Nonetheless, the attention was enough to raise doubts about the deal for National Bank analyst Gabriel Dechaine, who said in a note to clients that the letter from Warren and three members of Congress could cause TD’s acquisition to be blocked.
He said the wider attention the letter is calling for, including asking the regulator to “closely examine any ongoing wrongdoing” at TD, might be a bigger risk to the bank.
“Whether or not the acquisition of First Horizon is approved could prove to be a secondary issue. Any time a bank’s sales practices in the U.S. are being compared to Wells Fargo’s (which is what Sen. Warren’s letter is doing) is not a good time.”
He noted that TD has already faced reprimands for similar sales practices in the U.S. after the bank was fined US$122 million in 2020 by the Consumer Financial Protection Bureau for “unlawful overdraft enrolment.”
TD, along with many U.S. banks, have since significantly reduced or done away with overdraft fees under pressure from U.S. regulators as part of wider banking reforms.
The more intense regulatory pressure also played a part in Dechaine downgrading both TD and BMO in March as he said he expects both U.S. deals to close later than the banks are projecting based on “regulatory approval uncertainty.”
The more intense process has already created delays for other banks. Just last month Tokyo-based Mitsubishi UFJ Financial Group, Inc. said that a longer-than-expected regulatory approval process had pushed back the expected closing date of the US$8-billion sale of its subsidiary to U.S. Bancorp.
BMO’s deal has not drawn the kind of attention that TD is facing, though there has been commentary in U.S. media that the US$1.9-billion lawsuit the bank is facing in Minnesota related to a Ponzi scheme could complicate proceedings.

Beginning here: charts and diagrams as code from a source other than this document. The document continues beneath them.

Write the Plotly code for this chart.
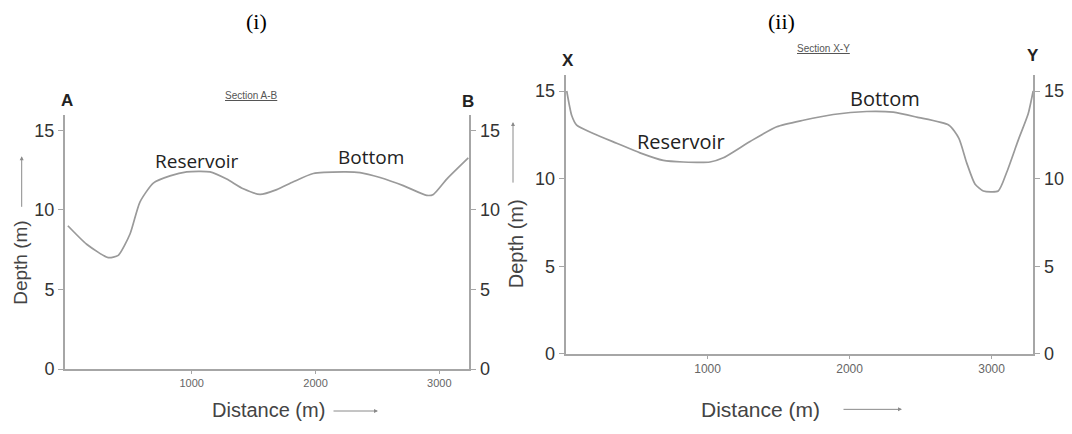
import plotly.graph_objects as go

W, H = 1072, 434

# ---- data: Section A-B (i) ----
dist_ab = [0, 152, 326, 407, 502, 582, 690, 825, 960, 1148, 1283, 1417, 1552,
           1687, 1821, 1982, 2225, 2359, 2521, 2709, 2898, 2952, 3060, 3234]
depth_ab = [9.0, 7.84, 7.0, 7.14, 8.48, 10.49, 11.68, 12.13, 12.38, 12.38, 11.93,
            11.32, 10.97, 11.27, 11.76, 12.28, 12.38, 12.34, 12.03, 11.52, 10.91,
            10.97, 11.93, 13.26]

# ---- data: Section X-Y (ii) ----
dist_xy = [8, 43, 78, 195, 360, 524, 688, 829, 1017, 1111, 1299, 1487, 1674, 1885,
           2120, 2308, 2473, 2700, 2770, 2825, 2883, 2942, 3047, 3106, 3188, 3258, 3293]
depth_xy = [15.0, 13.6, 13.05, 12.58, 12.02, 11.47, 11.04, 10.95, 10.95, 11.19, 12.12,
            12.96, 13.33, 13.66, 13.83, 13.79, 13.51, 13.05, 12.3, 10.9, 9.7, 9.3, 9.3,
            10.35, 12.2, 13.7, 15.0]

x_ticks = [1000, 2000, 3000]
y_ticks = [0, 5, 10, 15]


def px(x):
    return x / W


def py(y):
    return 1 - y / H


LINE = "#9a9a9a"
AX = "#a6a6a6"
TICKFONT = dict(family="Liberation Sans, Arial", size=18, color="#333333")
XTICKFONT = dict(family="Liberation Sans, Arial", size=11, color="#666666")

fig = go.Figure()

curve = dict(mode="lines", line=dict(color=LINE, width=1.7, shape="spline", smoothing=0.6),
             hoverinfo="skip", showlegend=False)
ghost = dict(mode="lines", line=dict(color="rgba(0,0,0,0)", width=0),
             hoverinfo="skip", showlegend=False)

fig.add_trace(go.Scatter(x=dist_ab, y=depth_ab, xaxis="x", yaxis="y", **curve))
fig.add_trace(go.Scatter(x=dist_ab, y=depth_ab, xaxis="x", yaxis="y2", **ghost))
fig.add_trace(go.Scatter(x=dist_xy, y=depth_xy, xaxis="x2", yaxis="y3", **curve))
fig.add_trace(go.Scatter(x=dist_xy, y=depth_xy, xaxis="x2", yaxis="y4", **ghost))

xcommon = dict(showline=True, linecolor=AX, linewidth=2, showgrid=False, zeroline=False,
               tickvals=x_ticks, ticks="outside", ticklen=3, tickcolor=AX,
               tickfont=XTICKFONT, fixedrange=True)
ycommon = dict(showline=True, linecolor=AX, linewidth=2, showgrid=False, zeroline=False,
               tickvals=y_ticks, ticks="outside", ticklen=5, tickcolor=AX,
               tickfont=TICKFONT, fixedrange=True)

fig.update_layout(
    width=W, height=H,
    margin=dict(l=0, r=0, t=0, b=0),
    paper_bgcolor="white", plot_bgcolor="white",
    xaxis=dict(domain=[px(65), px(469.3)], range=[-23, 3242], anchor="y", **xcommon),
    yaxis=dict(domain=[py(377.7), py(118)], range=[0, 15.94], anchor="x", side="left", **ycommon),
    yaxis2=dict(range=[0, 15.94], anchor="x", overlaying="y", side="right", **ycommon),
    xaxis2=dict(domain=[px(565.6), px(1033.3)], range=[0, 3294], anchor="y3",
                **{**xcommon, "tickfont": dict(family="Liberation Sans, Arial", size=12, color="#666666")}),
    yaxis3=dict(domain=[py(362.3), py(77)], range=[0, 15.9], anchor="x2", side="left", **ycommon),
    yaxis4=dict(range=[0, 15.9], anchor="x2", overlaying="y3", side="right", **ycommon),
)

ann = []


def txt(x, y, text, size, color="#333333", family="Liberation Sans, Arial", angle=0, ref="paper", xr=None, yr=None):
    d = dict(x=x, y=y, text=text, showarrow=False, textangle=angle,
             font=dict(family=family, size=size, color=color),
             xanchor="center", yanchor="middle")
    if ref == "paper":
        d.update(xref="paper", yref="paper")
    else:
        d.update(xref=xr, yref=yr)
    ann.append(d)


def arrow(hx, hy, ax, ay):
    ann.append(dict(x=px(hx), y=py(hy), xref="paper", yref="paper", text="",
                    showarrow=True, ax=ax, ay=ay, arrowhead=2, arrowsize=0.8,
                    arrowwidth=1, arrowcolor="#8a8a8a"))


# panel labels
txt(px(256), py(22), "(i)", 22, "#000000", "Liberation Serif, Times New Roman")
txt(px(781), py(22), "(ii)", 22, "#000000", "Liberation Serif, Times New Roman")

# section headings
txt(px(251), py(98), "<u>Section A-B</u>", 10, "#555555")
txt(px(823), py(50), "<u>Section X-Y</u>", 10, "#555555")

# end letters
txt(px(67), py(103), "<b>A</b>", 17, "#222222")
txt(px(468), py(104), "<b>B</b>", 17, "#222222")
txt(px(568), py(62), "<b>X</b>", 17, "#222222")
txt(px(1033), py(57), "<b>Y</b>", 17, "#222222")

# curve labels
txt(1043, 13.06, "Reservoir", 19, "#222222", "Open Sans", ref="data", xr="x", yr="y")
txt(2448, 13.3, "Bottom", 19, "#222222", "Open Sans", ref="data", xr="x", yr="y")
txt(816, 12.12, "Reservoir", 20, "#222222", "Open Sans", ref="data", xr="x2", yr="y3")
txt(2249, 14.59, "Bottom", 20, "#222222", "Open Sans", ref="data", xr="x2", yr="y3")

# axis titles
txt(px(268), py(420), "Distance (m)", 20, "#444444")
txt(px(760), py(419), "Distance (m)", 21, "#444444")
txt(px(21), py(269), "Depth (m)", 19, "#444444", angle=-90)
txt(px(516), py(250), "Depth (m)", 20, "#444444", angle=-90)

# arrows beside axis titles
arrow(378, 420.7, -46, 0)
arrow(902, 419, -60, 0)
arrow(21.7, 160, 0, 52)
arrow(513, 125, 0, 62)
fig.update_layout(annotations=ann)

fig.write_html("out.html", config={"displayModeBar": False},
               post_script="document.body.style.margin='0';document.body.style.overflow='hidden';")
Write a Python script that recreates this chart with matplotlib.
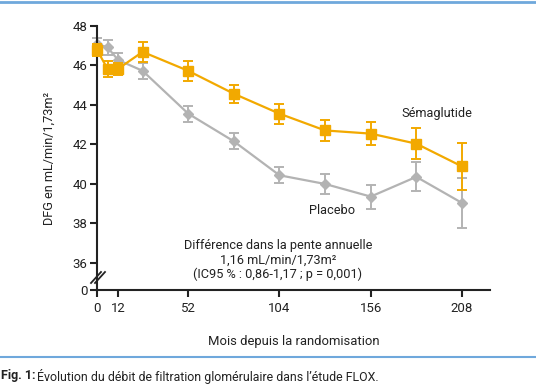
import matplotlib
matplotlib.use("Agg")
import matplotlib.pyplot as plt
from matplotlib.lines import Line2D

plt.rcParams['font.family'] = ['Roboto', 'DejaVu Sans']

months_sema = [0, 6, 12, 26, 52, 78, 104, 130, 156, 182, 208]
sema = [46.79, 45.83, 45.83, 46.69, 45.73, 44.57, 43.56, 42.71, 42.55, 42.04, 40.89]
sema_err = [0.3, 0.42, 0.3, 0.52, 0.5, 0.46, 0.5, 0.55, 0.58, 0.8, 1.2]

months_plac = [0, 6, 12, 26, 52, 78, 104, 130, 156, 182, 208]
plac = [47.09, 46.92, 46.28, 45.73, 43.56, 42.16, 40.44, 40.0, 39.36, 40.36, 39.04]
plac_err = [0.3, 0.38, 0.36, 0.4, 0.4, 0.4, 0.41, 0.5, 0.61, 0.73, 1.27]

xticks = [0, 12, 52, 104, 156, 208]
yticks = [36, 38, 40, 42, 44, 46, 48]
y_zero_pos = 34.63

ORANGE = '#F2A900'
GRAY = '#B3B3B3'
BLUE = '#6FA8DC'
DARK = '#222222'

fig = plt.figure(figsize=(5.36, 3.86), dpi=100)
ax = fig.add_axes([97/536, 1-290/386, (490-97)/536, (290-26)/386])

for art in ax.errorbar(months_plac, plac, yerr=plac_err, color=GRAY, marker='D', markersize=5,
                       lw=1.6, elinewidth=1.4, capsize=3.5, capthick=1.4, zorder=2).get_children():
    art.set_clip_on(False)
for art in ax.errorbar(months_sema, sema, yerr=sema_err, color=ORANGE, marker='s', markersize=6.5,
                       lw=1.6, elinewidth=1.4, capsize=3.5, capthick=1.4, zorder=3).get_children():
    art.set_clip_on(False)

ax.set_xlim(0, 224)
ax.set_ylim(y_zero_pos, 48)
ax.set_xticks(xticks)
ax.set_xticklabels([str(v) for v in xticks])
ax.set_yticks(yticks + [y_zero_pos])
ax.set_yticklabels([str(v) for v in yticks] + ['0'])

for s in ['top', 'right']:
    ax.spines[s].set_visible(False)
for s in ['left', 'bottom']:
    ax.spines[s].set_linewidth(1.5)
    ax.spines[s].set_color(DARK)
ax.tick_params(axis='both', length=5, width=1.5, color=DARK, labelsize=9.5,
               labelcolor=DARK, pad=2)
ax.tick_params(axis='x', pad=4)

ax.set_xlabel('Mois depuis la randomisation', fontsize=9.4, color=DARK, labelpad=14)
ax.set_ylabel('DFG en mL/min/1,73m²', fontsize=9.2, color=DARK, labelpad=12)

fig.text(437/536, 1-114/386, 'Sémaglutide', fontsize=9.2, color=DARK,
         ha='center', va='center')
fig.text(332/536, 1-210/386, 'Placebo', fontsize=9.2, color=DARK,
         ha='center', va='center')

fig.text(278/536, 1-245/386, 'Différence dans la pente annuelle', fontsize=9.2,
         color=DARK, ha='center', va='center')
fig.text(278/536, 1-260/386, '1,16 mL/min/1,73m²', fontsize=9.2,
         color=DARK, ha='center', va='center')
fig.text(278/536, 1-274/386, '(IC95 % : 0,86-1,17 ; p = 0,001)', fontsize=9.2,
         color=DARK, ha='center', va='center')

# axis break marks
for dx in [0, 4]:
    fig.add_artist(Line2D([(91+dx)/536, (101+dx)/536], [1-283/386, 1-272/386],
                          color=DARK, lw=1.3))

# decorative blue lines
fig.add_artist(Line2D([0, 1], [1-2/386, 1-2/386], color=BLUE, lw=2))
fig.add_artist(Line2D([0, 1], [1-357/386, 1-357/386], color=BLUE, lw=1.5))

fig.text(1/536, 1-376/386, 'Fig. 1:', fontsize=9.0, fontweight='bold',
         color=DARK, ha='left', va='center')
fig.text(37/536, 1-376/386, 'Évolution du débit de filtration glomérulaire dans l\u2019étude FLOX.',
         fontsize=8.9, color=DARK, ha='left', va='center')

fig.savefig('out.png', dpi=100)
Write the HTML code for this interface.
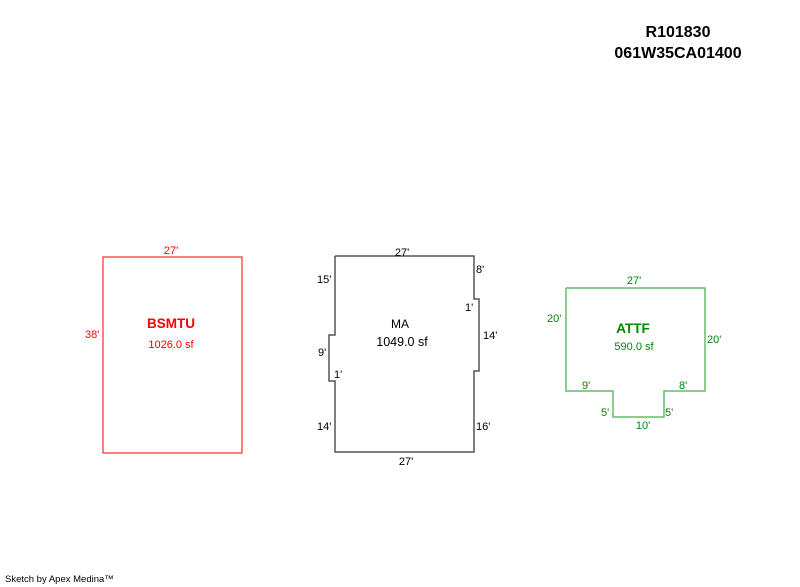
<!DOCTYPE html>
<html><head><style>
body{margin:0;background:#fff;width:800px;height:587px;overflow:hidden;font-family:"Liberation Sans",sans-serif}
svg{position:absolute;left:0;top:0}
</style></head><body>
<svg width="800" height="587" font-family="Liberation Sans, sans-serif" font-size="11">
<text x="678" y="37" font-size="16" font-weight="bold" text-anchor="middle">R101830</text>
<text x="678" y="58" font-size="16" font-weight="bold" text-anchor="middle">061W35CA01400</text>

<rect x="103" y="257" width="139" height="196" fill="none" stroke="#f00" stroke-width="1"/>
<g fill="#f00">
<text x="171" y="254" text-anchor="middle">27'</text>
<text x="85" y="338">38'</text>
<text x="171" y="328" font-size="13.5" font-weight="bold" text-anchor="middle">BSMTU</text>
<text x="171" y="348" text-anchor="middle">1026.0 sf</text>
</g>

<polyline points="335,256 474,256 474,299 479,299 479,371 474,371 474,452 335,452 335,381 329,381 329,335 335,335 335,256" fill="none" stroke="#555" stroke-width="1.5"/>
<g fill="#000">
<text x="402" y="256" text-anchor="middle">27'</text>
<text x="476" y="273">8'</text>
<text x="317" y="283">15'</text>
<text x="465" y="311">1'</text>
<text x="483" y="339">14'</text>
<text x="400" y="328" font-size="12" text-anchor="middle">MA</text>
<text x="402" y="346" font-size="12.5" text-anchor="middle">1049.0 sf</text>
<text x="318" y="356">9'</text>
<text x="334" y="378">1'</text>
<text x="317" y="430">14'</text>
<text x="476" y="430">16'</text>
<text x="406" y="465" text-anchor="middle">27'</text>
</g>

<polyline points="566,288 705,288 705,391 664,391 664,417 613,417 613,391 566,391 566,288" fill="none" stroke="#6b6" stroke-width="1.5"/>
<g fill="#080">
<text x="634" y="284" text-anchor="middle">27'</text>
<text x="547" y="322">20'</text>
<text x="707" y="343">20'</text>
<text x="633" y="333" font-size="13.5" font-weight="bold" text-anchor="middle">ATTF</text>
<text x="634" y="350" text-anchor="middle">590.0 sf</text>
<text x="582" y="389">9'</text>
<text x="679" y="389">8'</text>
<text x="601" y="416">5'</text>
<text x="665" y="416">5'</text>
<text x="643" y="429" text-anchor="middle">10'</text>
</g>

<text x="5" y="582" font-size="9.5">Sketch by Apex Medina™</text>
</svg>
</body></html>
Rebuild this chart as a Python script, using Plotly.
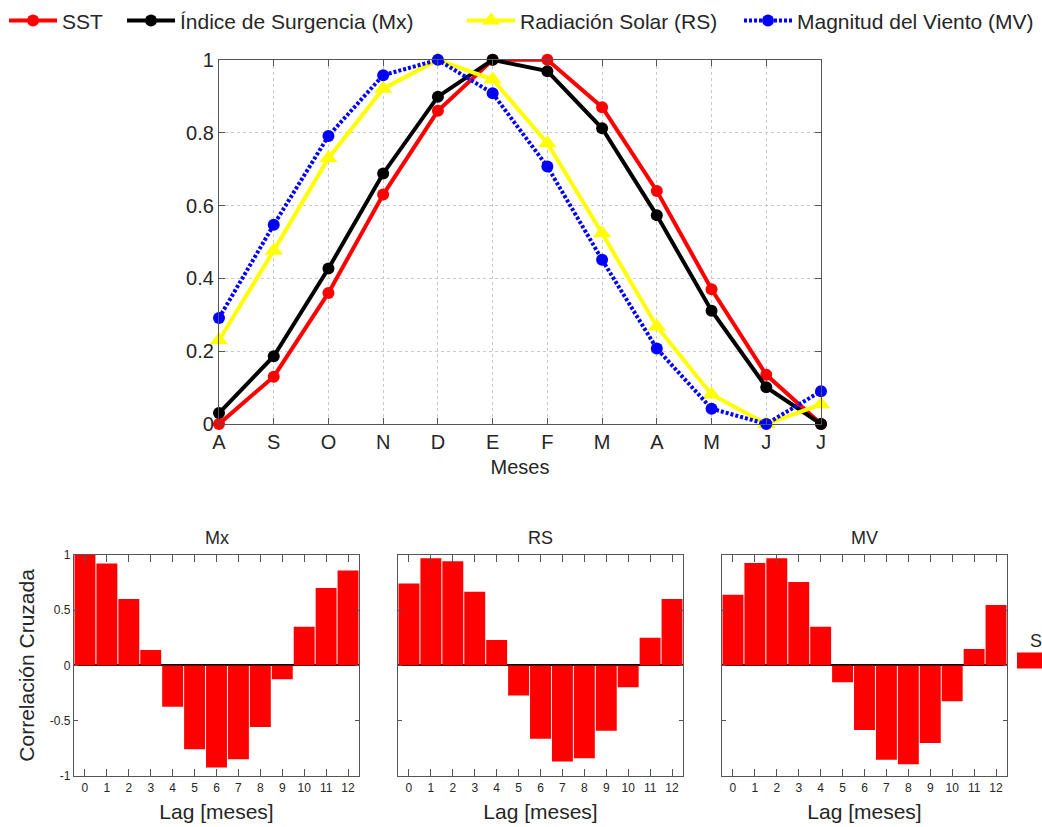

St. Louis-based banking analyst James Shanahan said there is certainly a different regulatory climate at the moment.
“There’s more scrutiny. That is for sure,” said the Edwards Jones senior analyst.
“With Biden’s executive order and the Democrats in control of the House and Senate, we’ve observed some greater scrutiny of M&A activity, broadly, but perhaps particularly in the financial services arena.”
He said, however, that TD and BMO’s deals aren’t the kind of deal that the Democrats are particularly concerned about, since they don’t seem to raise major antitrust issues or pose significant job losses.
Shanahan said it’s very reasonable for the deals to close by the end of the year as expected, but that they could certainly be pushed back.